** begin Data provided **
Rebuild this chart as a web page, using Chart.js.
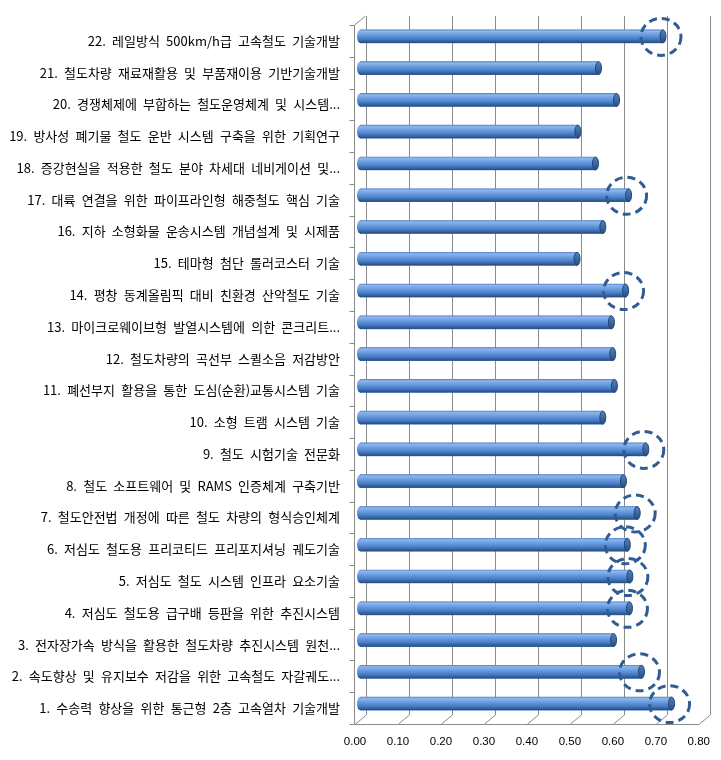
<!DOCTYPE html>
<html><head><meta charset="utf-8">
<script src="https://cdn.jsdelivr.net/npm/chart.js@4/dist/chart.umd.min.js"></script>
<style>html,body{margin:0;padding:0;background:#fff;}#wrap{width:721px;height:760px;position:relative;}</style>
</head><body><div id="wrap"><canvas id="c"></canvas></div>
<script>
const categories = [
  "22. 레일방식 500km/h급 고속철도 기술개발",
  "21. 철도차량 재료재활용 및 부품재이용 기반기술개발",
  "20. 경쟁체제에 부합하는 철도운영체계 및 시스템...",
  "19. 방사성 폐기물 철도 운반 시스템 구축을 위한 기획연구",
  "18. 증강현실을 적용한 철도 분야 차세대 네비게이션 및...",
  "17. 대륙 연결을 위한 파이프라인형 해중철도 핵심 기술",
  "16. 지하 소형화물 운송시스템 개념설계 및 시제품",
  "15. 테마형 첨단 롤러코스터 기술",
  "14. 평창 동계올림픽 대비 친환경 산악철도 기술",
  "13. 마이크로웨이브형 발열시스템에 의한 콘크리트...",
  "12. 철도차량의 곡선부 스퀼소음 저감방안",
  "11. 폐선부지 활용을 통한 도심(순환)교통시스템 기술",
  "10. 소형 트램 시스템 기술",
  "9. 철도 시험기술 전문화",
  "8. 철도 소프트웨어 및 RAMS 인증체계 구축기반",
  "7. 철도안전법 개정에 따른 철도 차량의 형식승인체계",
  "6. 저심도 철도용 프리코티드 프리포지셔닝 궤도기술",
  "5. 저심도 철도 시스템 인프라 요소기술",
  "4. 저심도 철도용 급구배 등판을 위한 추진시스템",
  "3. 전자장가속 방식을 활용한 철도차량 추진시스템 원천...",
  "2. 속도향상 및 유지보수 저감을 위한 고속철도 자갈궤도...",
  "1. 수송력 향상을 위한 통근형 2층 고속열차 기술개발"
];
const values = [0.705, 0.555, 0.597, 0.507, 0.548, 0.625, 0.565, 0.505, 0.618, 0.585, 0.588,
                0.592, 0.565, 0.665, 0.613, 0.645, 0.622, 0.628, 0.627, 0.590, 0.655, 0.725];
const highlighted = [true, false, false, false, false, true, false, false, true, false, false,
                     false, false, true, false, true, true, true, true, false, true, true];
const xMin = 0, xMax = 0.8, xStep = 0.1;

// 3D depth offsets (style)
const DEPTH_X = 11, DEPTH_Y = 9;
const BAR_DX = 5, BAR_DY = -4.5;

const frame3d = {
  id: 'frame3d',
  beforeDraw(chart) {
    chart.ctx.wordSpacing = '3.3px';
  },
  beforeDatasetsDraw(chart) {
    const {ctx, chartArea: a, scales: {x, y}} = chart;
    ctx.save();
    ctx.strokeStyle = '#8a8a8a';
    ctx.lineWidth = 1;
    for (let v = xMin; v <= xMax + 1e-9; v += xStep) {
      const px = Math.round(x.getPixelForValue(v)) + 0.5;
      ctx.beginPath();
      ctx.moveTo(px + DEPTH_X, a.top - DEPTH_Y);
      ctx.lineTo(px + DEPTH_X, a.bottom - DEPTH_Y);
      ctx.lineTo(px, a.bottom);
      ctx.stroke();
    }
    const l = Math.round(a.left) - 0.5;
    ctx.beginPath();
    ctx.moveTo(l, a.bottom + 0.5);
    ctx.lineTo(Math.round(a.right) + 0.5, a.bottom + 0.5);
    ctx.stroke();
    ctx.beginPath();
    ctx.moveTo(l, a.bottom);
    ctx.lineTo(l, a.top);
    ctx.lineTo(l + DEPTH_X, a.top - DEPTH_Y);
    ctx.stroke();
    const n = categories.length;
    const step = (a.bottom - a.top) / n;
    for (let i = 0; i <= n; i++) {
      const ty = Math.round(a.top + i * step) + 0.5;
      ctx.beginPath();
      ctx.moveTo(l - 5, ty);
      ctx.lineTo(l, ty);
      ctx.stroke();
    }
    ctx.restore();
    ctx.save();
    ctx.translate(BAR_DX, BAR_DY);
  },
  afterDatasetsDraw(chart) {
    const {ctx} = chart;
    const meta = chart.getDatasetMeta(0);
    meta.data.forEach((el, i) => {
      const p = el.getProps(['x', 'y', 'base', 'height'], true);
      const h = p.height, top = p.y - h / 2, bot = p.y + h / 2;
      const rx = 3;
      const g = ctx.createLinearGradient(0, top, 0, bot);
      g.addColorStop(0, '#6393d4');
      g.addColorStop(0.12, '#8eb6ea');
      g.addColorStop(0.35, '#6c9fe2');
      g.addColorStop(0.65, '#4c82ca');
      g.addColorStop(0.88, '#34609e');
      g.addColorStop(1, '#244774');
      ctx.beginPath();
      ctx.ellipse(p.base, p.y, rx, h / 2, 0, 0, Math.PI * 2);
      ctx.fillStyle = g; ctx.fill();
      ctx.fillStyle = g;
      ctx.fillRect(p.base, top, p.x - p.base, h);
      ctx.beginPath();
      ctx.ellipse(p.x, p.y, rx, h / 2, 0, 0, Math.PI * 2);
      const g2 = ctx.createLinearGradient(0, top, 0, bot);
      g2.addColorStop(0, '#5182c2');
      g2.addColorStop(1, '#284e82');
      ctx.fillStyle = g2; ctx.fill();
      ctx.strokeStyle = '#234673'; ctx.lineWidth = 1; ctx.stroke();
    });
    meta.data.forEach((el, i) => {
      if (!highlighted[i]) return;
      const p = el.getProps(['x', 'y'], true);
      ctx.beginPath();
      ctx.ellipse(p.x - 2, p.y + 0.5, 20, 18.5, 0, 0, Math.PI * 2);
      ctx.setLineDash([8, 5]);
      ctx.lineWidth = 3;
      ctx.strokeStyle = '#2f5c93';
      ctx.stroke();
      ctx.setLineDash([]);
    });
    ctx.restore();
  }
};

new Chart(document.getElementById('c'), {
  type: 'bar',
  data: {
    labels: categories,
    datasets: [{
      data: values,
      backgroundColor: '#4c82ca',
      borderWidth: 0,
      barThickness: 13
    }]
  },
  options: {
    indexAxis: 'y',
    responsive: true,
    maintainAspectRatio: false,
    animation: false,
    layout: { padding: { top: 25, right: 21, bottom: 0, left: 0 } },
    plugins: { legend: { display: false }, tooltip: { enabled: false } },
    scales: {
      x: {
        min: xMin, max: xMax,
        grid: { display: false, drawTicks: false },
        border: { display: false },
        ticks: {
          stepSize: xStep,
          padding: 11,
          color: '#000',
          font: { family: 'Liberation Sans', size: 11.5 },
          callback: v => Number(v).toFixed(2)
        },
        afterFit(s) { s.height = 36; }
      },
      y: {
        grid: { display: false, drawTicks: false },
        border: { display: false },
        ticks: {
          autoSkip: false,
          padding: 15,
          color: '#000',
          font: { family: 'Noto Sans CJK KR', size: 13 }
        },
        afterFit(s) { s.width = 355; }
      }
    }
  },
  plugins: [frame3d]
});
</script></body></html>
** end Data provided **
• What is needed: Set down again, exactly, the lines of the material above from its first line to the one with "const BAR_DX = 5, BAR_DY = -4.5;", inclusive. Leave the pictures out.

• Right answer:
Rebuild this chart as a web page, using Chart.js.
<!DOCTYPE html>
<html><head><meta charset="utf-8">
<script src="https://cdn.jsdelivr.net/npm/chart.js@4/dist/chart.umd.min.js"></script>
<style>html,body{margin:0;padding:0;background:#fff;}#wrap{width:721px;height:760px;position:relative;}</style>
</head><body><div id="wrap"><canvas id="c"></canvas></div>
<script>
const categories = [
  "22. 레일방식 500km/h급 고속철도 기술개발",
  "21. 철도차량 재료재활용 및 부품재이용 기반기술개발",
  "20. 경쟁체제에 부합하는 철도운영체계 및 시스템...",
  "19. 방사성 폐기물 철도 운반 시스템 구축을 위한 기획연구",
  "18. 증강현실을 적용한 철도 분야 차세대 네비게이션 및...",
  "17. 대륙 연결을 위한 파이프라인형 해중철도 핵심 기술",
  "16. 지하 소형화물 운송시스템 개념설계 및 시제품",
  "15. 테마형 첨단 롤러코스터 기술",
  "14. 평창 동계올림픽 대비 친환경 산악철도 기술",
  "13. 마이크로웨이브형 발열시스템에 의한 콘크리트...",
  "12. 철도차량의 곡선부 스퀼소음 저감방안",
  "11. 폐선부지 활용을 통한 도심(순환)교통시스템 기술",
  "10. 소형 트램 시스템 기술",
  "9. 철도 시험기술 전문화",
  "8. 철도 소프트웨어 및 RAMS 인증체계 구축기반",
  "7. 철도안전법 개정에 따른 철도 차량의 형식승인체계",
  "6. 저심도 철도용 프리코티드 프리포지셔닝 궤도기술",
  "5. 저심도 철도 시스템 인프라 요소기술",
  "4. 저심도 철도용 급구배 등판을 위한 추진시스템",
  "3. 전자장가속 방식을 활용한 철도차량 추진시스템 원천...",
  "2. 속도향상 및 유지보수 저감을 위한 고속철도 자갈궤도...",
  "1. 수송력 향상을 위한 통근형 2층 고속열차 기술개발"
];
const values = [0.705, 0.555, 0.597, 0.507, 0.548, 0.625, 0.565, 0.505, 0.618, 0.585, 0.588,
                0.592, 0.565, 0.665, 0.613, 0.645, 0.622, 0.628, 0.627, 0.590, 0.655, 0.725];
const highlighted = [true, false, false, false, false, true, false, false, true, false, false,
                     false, false, true, false, true, true, true, true, false, true, true];
const xMin = 0, xMax = 0.8, xStep = 0.1;

// 3D depth offsets (style)
const DEPTH_X = 11, DEPTH_Y = 9;
const BAR_DX = 5, BAR_DY = -4.5;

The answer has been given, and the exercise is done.